INFORMATION SHOWN:
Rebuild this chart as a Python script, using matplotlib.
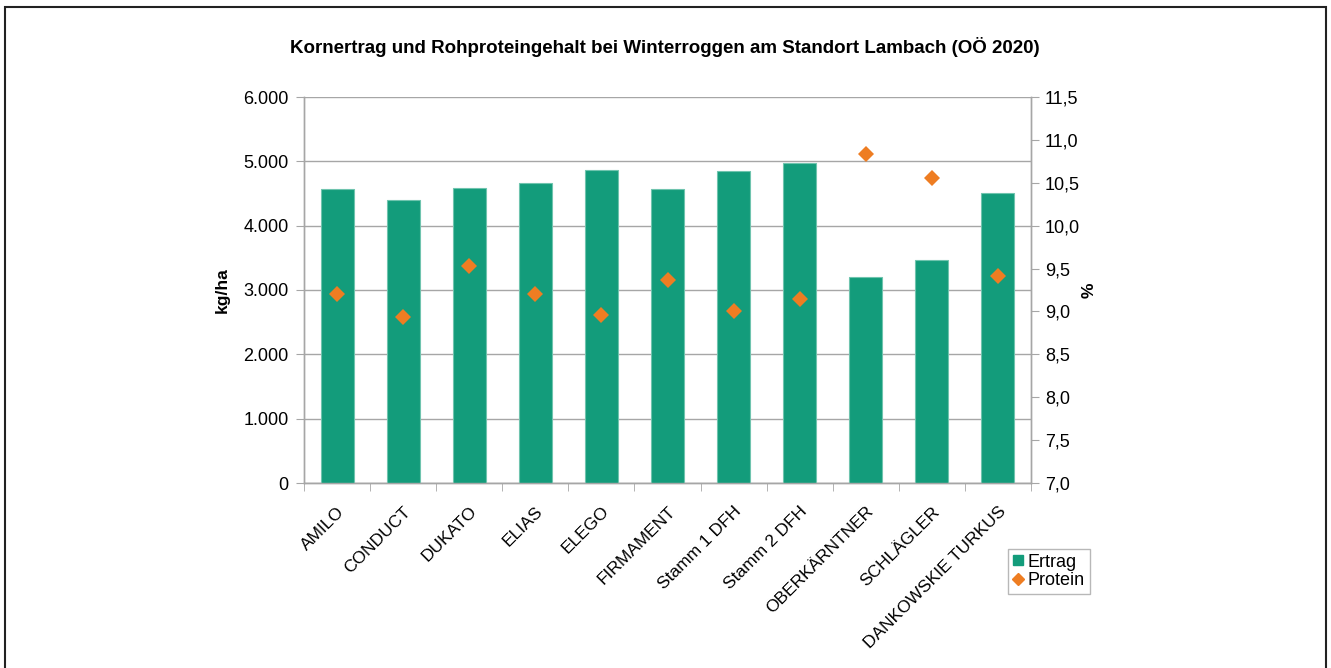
import numpy as np
import matplotlib
matplotlib.use('Agg')
import matplotlib.pyplot as plt
from matplotlib.lines import Line2D
from matplotlib.patches import Rectangle
from matplotlib.ticker import FuncFormatter

plt.rcParams['font.family'] = ['Liberation Sans', 'DejaVu Sans']

# DATA
sorten = ['AMILO', 'CONDUCT', 'DUKATO', 'ELIAS', 'ELEGO', 'FIRMAMENT',
          'Stamm 1 DFH', 'Stamm 2 DFH', 'OBERKÄRNTNER', 'SCHLÄGLER',
          'DANKOWSKIE TURKUS']
ertrag = [4566, 4394, 4591, 4668, 4861, 4566, 4850, 4974, 3200, 3466, 4508]
protein = [9.20, 8.94, 9.53, 9.20, 8.96, 9.37, 9.00, 9.14, 10.84, 10.56, 9.41]

green = '#139C7B'
orange = '#EE7D22'
grid = '#A6A6A6'

fig = plt.figure(figsize=(13.31, 6.68), dpi=100)
ax = fig.add_axes([304/1331, 1-483/668, 727/1331, 386/668])
ax2 = ax.twinx()

x = np.arange(len(sorten))
ax.bar(x, ertrag, width=0.5, color=green, edgecolor='#6FC4AE', linewidth=0.8, zorder=3)
ax2.plot(x, protein, 'D', color=orange, markersize=8.5, markeredgewidth=0, zorder=4)

# LEFT AXIS
ax.set_xlim(-0.5, len(sorten)-0.5)
ax.set_ylim(0, 6000)
ax.set_yticks(np.arange(0, 6001, 1000))
ax.yaxis.set_major_formatter(FuncFormatter(lambda v, p: '{:,.0f}'.format(v).replace(',', '.')))
ax.grid(axis='y', color=grid, linewidth=1, zorder=0)
ax.set_axisbelow(True)
ax.set_ylabel('kg/ha', fontsize=12.5, fontweight='bold', labelpad=10)

ax.set_xticks(x)
ax.set_xticklabels(sorten, rotation=45, ha='right', rotation_mode='anchor', fontsize=12.5)
ax.set_xticks(np.arange(-0.5, len(sorten), 1), minor=True)
ax.tick_params(axis='x', which='major', length=0, pad=15)
ax.tick_params(axis='x', which='minor', length=6, color=grid, direction='out')
ax.tick_params(axis='y', length=6, color=grid, labelsize=13, pad=5)

# RIGHT AXIS
ax2.set_ylim(7.0, 11.5)
ax2.set_yticks(np.arange(7.0, 11.51, 0.5))
ax2.yaxis.set_major_formatter(FuncFormatter(lambda v, p: '{:.1f}'.format(v).replace('.', ',')))
ax2.tick_params(axis='y', length=6, color=grid, labelsize=13, pad=4)
ax2.set_ylabel('%', fontsize=12.5, fontweight='bold', rotation=90, labelpad=1)

for a in (ax, ax2):
    a.spines['top'].set_visible(False)
    for s in ('left', 'right', 'bottom'):
        a.spines[s].set_color(grid)
        a.spines[s].set_linewidth(1)

fig.text(665/1331, 1-47/668, 'Kornertrag und Rohproteingehalt bei Winterroggen am Standort Lambach (OÖ 2020)',
         ha='center', va='center', fontsize=13.5, fontweight='bold')

handles = [Line2D([], [], marker='s', color=green, linestyle='none', markersize=7),
           Line2D([], [], marker='D', color=orange, linestyle='none', markersize=6)]
leg = fig.legend(handles, ['Ertrag', 'Protein'], loc='upper left',
                 bbox_to_anchor=(1008/1331, 1-549/668), fontsize=13, frameon=True,
                 fancybox=False, handlelength=0.6, handletextpad=0.25,
                 borderpad=0.25, labelspacing=0.1, borderaxespad=0)
leg.get_frame().set_edgecolor(grid)
leg.get_frame().set_linewidth(1)

# OUTER FRAME
fig.add_artist(Rectangle((5/1331, -0.05), 1321/1331, 1.05-7/668, transform=fig.transFigure,
                         fill=False, edgecolor='#222222', linewidth=1.5, clip_on=False))

fig.savefig('out.png', dpi=100)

INSTRUCTIONS TO FOLLOW: Return, unchanged, the lines from the first line of the material through the line that holds "plt.rcParams['font.family'] = ['Liberation", inclusive, omitting pictures.

THE OUTPUT:
Rebuild this chart as a Python script, using matplotlib.
import numpy as np
import matplotlib
matplotlib.use('Agg')
import matplotlib.pyplot as plt
from matplotlib.lines import Line2D
from matplotlib.patches import Rectangle
from matplotlib.ticker import FuncFormatter

plt.rcParams['font.family'] = ['Liberation Sans', 'DejaVu Sans']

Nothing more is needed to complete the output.